Challenge: Gather every line of the entries that includes the word "source".

Extracted data:
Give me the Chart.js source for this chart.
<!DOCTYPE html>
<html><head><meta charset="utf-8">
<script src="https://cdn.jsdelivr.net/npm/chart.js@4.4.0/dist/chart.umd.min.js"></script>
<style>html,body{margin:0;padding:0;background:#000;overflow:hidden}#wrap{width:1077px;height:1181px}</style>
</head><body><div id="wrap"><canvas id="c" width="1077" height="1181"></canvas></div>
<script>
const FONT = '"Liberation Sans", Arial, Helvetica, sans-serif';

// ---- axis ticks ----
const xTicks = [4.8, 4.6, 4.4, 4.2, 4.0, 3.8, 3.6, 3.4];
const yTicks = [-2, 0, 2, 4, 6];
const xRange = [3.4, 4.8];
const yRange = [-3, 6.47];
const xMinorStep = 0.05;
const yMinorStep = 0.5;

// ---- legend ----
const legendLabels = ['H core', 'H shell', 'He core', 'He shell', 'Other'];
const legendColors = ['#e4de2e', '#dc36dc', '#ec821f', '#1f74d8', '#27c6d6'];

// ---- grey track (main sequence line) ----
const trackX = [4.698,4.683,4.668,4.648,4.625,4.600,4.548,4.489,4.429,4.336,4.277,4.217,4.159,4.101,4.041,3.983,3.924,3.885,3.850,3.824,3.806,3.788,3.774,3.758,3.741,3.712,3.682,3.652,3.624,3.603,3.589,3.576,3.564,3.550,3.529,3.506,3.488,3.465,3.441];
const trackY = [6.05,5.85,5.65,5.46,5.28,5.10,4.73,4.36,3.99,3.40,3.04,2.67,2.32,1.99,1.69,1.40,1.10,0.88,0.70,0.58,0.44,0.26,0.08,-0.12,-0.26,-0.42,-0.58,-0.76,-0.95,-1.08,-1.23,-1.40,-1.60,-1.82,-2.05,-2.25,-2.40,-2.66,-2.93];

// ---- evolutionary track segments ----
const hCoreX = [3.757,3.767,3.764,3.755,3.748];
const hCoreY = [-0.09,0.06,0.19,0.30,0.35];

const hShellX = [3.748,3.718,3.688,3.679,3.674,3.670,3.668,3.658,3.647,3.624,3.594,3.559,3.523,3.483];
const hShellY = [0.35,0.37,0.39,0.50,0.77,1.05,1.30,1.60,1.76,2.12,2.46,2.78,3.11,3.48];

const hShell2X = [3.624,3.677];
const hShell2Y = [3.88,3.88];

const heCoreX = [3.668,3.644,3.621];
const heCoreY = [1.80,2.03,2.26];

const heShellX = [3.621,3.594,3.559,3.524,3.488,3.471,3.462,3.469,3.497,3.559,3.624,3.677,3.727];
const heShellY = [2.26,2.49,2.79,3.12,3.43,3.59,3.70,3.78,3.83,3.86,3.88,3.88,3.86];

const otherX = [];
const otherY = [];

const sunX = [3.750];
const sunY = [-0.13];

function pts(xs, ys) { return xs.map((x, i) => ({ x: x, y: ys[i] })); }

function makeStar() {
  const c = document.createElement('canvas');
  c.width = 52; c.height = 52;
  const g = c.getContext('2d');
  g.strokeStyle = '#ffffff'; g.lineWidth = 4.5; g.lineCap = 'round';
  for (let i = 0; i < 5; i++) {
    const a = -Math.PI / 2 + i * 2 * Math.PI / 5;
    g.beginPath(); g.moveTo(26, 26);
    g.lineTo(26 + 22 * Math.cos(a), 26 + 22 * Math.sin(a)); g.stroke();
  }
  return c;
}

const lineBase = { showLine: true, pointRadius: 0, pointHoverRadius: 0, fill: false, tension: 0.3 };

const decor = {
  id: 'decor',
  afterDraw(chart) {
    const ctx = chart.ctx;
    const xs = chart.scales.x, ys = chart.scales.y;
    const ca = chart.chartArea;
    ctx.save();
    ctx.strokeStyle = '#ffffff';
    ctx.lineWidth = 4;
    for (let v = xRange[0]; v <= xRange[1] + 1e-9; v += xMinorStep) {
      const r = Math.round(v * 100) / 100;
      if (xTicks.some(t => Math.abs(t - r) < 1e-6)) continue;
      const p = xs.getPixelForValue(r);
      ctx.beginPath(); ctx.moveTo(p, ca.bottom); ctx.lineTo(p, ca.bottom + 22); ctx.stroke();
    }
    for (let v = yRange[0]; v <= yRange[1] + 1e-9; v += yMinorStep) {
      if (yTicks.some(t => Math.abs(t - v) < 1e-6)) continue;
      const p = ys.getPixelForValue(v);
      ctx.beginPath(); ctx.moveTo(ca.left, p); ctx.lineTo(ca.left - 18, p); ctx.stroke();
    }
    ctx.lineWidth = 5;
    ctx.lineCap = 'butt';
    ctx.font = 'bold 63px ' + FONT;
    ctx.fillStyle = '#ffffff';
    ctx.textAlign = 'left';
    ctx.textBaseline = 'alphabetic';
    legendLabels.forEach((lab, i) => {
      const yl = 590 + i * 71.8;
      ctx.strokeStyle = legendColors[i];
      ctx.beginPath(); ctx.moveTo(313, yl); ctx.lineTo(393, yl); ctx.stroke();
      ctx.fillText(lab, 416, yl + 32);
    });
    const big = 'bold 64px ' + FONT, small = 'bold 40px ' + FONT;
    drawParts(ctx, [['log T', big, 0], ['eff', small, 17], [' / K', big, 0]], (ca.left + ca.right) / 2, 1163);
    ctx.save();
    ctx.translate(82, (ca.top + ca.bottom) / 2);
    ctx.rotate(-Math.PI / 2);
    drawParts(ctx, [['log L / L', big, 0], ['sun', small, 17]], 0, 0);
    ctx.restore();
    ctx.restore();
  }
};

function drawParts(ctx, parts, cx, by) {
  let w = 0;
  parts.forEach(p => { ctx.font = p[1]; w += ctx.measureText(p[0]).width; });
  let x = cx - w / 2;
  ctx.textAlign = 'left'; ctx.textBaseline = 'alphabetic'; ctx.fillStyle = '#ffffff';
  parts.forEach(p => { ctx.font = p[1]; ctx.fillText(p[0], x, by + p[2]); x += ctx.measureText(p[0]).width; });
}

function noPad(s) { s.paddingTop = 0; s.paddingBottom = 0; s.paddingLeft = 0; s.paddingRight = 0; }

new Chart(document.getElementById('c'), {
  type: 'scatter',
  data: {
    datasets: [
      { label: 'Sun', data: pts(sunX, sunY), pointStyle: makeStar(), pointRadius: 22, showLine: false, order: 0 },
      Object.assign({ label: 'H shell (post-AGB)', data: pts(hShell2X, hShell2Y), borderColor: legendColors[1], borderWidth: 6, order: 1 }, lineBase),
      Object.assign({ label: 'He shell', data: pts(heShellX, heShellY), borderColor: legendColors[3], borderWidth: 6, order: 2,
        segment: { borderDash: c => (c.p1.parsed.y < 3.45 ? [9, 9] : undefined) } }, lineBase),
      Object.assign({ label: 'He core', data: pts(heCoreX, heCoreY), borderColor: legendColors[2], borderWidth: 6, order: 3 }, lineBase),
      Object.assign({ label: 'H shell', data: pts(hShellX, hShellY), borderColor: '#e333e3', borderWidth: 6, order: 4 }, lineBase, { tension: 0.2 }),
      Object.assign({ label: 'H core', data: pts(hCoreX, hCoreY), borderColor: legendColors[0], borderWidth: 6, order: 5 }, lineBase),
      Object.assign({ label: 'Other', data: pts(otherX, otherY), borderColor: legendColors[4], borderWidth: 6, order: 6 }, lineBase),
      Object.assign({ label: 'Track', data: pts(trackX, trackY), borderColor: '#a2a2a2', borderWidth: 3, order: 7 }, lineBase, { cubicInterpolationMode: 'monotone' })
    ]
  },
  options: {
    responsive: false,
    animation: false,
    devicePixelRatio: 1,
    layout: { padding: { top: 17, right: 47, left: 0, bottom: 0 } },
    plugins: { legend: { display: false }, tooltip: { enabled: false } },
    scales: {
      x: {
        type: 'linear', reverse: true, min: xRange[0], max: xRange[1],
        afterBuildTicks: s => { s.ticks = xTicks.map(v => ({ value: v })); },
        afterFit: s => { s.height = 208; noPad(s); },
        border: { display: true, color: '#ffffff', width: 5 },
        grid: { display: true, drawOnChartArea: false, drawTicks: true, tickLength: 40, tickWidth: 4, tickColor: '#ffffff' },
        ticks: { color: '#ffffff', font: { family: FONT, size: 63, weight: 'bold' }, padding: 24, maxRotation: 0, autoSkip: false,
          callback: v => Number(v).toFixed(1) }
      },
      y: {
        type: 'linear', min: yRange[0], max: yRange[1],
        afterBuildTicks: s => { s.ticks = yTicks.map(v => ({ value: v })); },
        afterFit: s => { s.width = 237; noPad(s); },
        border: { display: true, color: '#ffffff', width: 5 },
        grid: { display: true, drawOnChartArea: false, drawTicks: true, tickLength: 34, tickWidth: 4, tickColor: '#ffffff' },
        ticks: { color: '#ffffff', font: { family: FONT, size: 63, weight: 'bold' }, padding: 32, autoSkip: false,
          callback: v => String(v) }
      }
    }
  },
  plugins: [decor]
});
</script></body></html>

---

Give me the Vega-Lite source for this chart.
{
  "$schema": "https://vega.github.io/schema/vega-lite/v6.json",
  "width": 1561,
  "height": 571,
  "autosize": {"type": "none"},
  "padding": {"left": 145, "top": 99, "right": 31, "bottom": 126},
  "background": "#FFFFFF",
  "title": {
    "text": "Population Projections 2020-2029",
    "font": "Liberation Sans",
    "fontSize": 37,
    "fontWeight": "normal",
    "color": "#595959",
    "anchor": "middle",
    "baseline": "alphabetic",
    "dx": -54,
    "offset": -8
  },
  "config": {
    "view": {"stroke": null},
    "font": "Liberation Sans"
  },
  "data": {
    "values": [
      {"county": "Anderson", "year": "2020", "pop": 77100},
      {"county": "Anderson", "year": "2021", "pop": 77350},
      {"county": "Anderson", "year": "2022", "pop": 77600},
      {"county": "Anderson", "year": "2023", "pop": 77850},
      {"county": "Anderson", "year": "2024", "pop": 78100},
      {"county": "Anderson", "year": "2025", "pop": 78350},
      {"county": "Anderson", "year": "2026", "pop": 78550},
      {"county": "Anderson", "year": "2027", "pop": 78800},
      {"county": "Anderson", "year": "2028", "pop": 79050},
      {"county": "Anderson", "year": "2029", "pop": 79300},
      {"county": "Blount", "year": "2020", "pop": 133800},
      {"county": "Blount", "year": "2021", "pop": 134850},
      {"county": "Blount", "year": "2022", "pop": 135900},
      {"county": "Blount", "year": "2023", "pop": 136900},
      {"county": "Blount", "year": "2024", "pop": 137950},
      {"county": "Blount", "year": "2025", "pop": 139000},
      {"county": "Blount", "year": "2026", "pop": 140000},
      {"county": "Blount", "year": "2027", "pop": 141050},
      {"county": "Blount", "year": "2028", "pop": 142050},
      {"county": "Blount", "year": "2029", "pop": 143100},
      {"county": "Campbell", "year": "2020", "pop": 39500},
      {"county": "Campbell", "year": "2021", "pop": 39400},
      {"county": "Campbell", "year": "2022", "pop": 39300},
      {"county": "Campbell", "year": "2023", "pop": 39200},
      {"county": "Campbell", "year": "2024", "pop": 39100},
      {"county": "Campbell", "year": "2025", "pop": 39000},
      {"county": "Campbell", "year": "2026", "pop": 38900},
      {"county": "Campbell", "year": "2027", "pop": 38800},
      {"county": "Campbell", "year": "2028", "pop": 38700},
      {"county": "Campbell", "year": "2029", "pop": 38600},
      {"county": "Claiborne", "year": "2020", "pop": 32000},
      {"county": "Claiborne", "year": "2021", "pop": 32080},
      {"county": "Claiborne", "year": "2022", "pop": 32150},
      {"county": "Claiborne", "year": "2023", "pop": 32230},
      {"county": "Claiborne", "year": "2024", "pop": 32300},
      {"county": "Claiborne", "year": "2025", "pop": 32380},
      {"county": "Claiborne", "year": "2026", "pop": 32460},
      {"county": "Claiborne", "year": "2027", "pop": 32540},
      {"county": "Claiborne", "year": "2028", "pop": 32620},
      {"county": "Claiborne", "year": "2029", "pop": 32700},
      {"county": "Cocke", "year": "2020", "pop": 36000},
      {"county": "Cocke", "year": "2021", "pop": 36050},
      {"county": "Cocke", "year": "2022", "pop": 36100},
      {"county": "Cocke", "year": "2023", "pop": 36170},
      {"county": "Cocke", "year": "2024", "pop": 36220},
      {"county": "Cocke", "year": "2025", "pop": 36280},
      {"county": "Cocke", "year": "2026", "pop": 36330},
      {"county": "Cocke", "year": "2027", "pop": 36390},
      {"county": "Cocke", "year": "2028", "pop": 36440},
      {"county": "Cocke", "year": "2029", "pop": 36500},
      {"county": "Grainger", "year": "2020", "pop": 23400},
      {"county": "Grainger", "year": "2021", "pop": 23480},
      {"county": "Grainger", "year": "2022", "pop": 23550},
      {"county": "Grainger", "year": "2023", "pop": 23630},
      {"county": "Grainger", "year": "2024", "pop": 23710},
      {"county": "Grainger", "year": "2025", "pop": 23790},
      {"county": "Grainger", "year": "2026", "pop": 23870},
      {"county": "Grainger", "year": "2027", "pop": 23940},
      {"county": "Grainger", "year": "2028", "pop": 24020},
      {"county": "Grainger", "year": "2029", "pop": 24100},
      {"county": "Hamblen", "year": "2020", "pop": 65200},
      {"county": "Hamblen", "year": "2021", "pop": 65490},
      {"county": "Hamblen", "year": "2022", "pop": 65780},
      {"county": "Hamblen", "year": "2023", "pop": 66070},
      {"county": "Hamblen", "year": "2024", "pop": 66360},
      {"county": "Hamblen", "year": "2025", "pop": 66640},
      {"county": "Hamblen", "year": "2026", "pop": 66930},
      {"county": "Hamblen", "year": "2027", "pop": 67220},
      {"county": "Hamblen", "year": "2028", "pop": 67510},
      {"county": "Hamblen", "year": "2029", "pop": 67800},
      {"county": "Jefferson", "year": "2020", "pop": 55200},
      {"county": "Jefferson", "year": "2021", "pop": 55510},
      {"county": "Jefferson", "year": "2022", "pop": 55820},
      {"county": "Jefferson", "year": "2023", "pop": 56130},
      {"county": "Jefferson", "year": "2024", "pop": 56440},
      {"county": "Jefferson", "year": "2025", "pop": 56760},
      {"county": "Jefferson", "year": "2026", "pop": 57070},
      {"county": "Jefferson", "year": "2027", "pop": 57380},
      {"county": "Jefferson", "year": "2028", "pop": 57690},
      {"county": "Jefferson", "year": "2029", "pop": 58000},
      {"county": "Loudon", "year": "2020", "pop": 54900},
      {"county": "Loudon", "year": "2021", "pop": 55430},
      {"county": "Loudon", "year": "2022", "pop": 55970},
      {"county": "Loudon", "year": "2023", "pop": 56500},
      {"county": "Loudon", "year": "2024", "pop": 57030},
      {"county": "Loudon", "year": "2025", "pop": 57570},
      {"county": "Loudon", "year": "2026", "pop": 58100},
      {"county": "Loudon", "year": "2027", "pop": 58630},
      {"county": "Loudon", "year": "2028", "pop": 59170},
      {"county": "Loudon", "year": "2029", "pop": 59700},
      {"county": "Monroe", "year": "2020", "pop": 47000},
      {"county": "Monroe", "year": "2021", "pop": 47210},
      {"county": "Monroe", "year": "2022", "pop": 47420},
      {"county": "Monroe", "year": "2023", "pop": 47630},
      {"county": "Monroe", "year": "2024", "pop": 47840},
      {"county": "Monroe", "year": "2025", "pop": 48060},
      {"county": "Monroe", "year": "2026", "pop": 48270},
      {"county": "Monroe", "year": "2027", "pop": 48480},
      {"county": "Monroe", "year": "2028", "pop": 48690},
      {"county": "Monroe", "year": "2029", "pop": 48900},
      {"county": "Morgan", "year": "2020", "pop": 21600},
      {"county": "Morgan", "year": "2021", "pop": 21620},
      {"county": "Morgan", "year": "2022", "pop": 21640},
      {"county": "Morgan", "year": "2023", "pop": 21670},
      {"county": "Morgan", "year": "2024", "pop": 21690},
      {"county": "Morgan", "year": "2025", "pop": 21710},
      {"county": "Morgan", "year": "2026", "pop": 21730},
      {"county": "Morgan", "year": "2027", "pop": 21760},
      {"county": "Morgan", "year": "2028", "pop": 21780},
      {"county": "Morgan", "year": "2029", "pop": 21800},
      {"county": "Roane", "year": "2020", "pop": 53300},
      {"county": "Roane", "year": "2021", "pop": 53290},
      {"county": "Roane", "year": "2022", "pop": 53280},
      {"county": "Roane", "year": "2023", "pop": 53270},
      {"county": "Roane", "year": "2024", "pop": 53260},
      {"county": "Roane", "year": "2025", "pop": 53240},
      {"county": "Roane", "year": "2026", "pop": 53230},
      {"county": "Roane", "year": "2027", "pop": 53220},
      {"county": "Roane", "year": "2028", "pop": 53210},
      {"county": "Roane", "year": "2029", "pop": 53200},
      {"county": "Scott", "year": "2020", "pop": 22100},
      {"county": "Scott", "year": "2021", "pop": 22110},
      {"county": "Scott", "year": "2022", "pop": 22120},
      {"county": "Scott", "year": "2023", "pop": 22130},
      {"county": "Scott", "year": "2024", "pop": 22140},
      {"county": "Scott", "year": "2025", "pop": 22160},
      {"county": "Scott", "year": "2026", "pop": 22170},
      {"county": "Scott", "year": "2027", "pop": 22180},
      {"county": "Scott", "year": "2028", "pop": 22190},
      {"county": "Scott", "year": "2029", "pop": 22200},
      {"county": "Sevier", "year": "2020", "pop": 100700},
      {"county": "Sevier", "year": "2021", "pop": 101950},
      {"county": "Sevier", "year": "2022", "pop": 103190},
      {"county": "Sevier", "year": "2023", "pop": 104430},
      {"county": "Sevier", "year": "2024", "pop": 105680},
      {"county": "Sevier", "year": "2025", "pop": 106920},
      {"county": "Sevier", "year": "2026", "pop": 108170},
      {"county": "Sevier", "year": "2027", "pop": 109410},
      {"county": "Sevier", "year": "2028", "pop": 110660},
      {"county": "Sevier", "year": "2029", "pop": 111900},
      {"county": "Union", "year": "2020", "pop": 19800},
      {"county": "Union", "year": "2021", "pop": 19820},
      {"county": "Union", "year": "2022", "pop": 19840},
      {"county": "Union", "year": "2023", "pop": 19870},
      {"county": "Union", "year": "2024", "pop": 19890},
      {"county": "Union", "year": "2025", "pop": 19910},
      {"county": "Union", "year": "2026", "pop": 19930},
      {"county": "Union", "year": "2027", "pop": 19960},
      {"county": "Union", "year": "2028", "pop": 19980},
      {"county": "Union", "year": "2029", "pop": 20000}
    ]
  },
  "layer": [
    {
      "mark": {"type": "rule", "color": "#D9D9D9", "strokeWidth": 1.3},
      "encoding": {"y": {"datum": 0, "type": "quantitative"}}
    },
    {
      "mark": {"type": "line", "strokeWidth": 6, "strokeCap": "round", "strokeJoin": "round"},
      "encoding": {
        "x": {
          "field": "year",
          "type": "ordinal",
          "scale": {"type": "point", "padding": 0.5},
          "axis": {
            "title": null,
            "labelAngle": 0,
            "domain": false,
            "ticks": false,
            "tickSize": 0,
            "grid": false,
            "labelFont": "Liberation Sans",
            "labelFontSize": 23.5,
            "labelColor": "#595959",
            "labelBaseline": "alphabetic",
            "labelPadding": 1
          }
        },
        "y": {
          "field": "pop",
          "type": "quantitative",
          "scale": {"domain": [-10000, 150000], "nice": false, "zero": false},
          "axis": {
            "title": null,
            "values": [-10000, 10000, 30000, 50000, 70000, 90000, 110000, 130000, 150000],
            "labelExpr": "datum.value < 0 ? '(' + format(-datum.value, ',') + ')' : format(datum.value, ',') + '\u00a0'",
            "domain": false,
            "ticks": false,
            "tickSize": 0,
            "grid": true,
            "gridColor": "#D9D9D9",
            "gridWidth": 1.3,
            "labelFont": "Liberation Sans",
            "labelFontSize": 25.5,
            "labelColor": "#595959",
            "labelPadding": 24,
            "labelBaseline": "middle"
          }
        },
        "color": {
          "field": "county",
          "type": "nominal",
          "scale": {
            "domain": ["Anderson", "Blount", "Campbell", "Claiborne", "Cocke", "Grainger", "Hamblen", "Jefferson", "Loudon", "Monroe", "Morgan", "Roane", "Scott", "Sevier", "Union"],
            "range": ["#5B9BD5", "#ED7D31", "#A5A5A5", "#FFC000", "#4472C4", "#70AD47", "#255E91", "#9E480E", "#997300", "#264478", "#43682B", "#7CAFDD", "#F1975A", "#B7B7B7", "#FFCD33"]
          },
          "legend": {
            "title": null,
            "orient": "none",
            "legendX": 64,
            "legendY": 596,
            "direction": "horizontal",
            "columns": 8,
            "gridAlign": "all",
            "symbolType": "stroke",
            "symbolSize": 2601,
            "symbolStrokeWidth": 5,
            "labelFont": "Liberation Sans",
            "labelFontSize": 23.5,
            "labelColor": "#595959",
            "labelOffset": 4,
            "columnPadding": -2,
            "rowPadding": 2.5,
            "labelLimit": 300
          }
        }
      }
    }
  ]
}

==

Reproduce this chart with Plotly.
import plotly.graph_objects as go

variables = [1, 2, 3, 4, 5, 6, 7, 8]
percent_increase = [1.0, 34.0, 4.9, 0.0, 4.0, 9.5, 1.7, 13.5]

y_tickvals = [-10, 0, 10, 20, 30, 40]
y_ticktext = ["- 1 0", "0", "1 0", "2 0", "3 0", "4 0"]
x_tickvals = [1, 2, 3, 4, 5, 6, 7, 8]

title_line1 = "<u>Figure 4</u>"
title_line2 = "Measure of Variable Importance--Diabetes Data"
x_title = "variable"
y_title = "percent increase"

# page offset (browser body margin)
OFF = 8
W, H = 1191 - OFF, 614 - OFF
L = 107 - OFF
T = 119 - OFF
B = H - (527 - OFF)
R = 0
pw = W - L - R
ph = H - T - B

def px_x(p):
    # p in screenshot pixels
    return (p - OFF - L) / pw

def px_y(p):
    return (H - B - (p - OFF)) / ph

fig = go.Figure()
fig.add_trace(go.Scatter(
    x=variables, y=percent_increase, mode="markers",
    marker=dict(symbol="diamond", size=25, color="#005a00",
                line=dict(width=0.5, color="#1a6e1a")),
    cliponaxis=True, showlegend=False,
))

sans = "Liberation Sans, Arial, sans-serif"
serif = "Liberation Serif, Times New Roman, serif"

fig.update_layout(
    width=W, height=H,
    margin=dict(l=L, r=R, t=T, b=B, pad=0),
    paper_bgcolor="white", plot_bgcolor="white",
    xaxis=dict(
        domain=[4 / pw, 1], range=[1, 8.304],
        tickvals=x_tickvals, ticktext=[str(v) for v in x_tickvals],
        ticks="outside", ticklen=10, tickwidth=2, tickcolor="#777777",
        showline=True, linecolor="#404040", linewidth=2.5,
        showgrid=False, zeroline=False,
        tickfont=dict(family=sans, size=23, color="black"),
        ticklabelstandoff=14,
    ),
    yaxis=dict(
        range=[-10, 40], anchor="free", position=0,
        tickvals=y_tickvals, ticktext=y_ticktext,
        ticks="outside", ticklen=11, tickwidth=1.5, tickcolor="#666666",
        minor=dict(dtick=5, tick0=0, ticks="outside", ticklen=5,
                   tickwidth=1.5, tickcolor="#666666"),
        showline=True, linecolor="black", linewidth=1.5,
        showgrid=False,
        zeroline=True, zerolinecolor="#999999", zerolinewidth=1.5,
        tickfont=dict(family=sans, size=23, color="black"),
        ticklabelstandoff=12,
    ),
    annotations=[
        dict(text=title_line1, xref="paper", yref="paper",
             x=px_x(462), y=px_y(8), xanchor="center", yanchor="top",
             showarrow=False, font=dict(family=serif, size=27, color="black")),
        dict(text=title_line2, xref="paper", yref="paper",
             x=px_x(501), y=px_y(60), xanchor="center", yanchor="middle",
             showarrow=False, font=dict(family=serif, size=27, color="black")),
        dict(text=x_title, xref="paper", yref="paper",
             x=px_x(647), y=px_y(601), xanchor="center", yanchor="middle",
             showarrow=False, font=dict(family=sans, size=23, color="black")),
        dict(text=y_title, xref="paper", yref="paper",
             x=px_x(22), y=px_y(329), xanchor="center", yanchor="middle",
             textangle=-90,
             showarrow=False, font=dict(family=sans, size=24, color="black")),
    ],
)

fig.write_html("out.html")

Complete output:
Give me the Chart.js source for this chart.
Give me the Vega-Lite source for this chart.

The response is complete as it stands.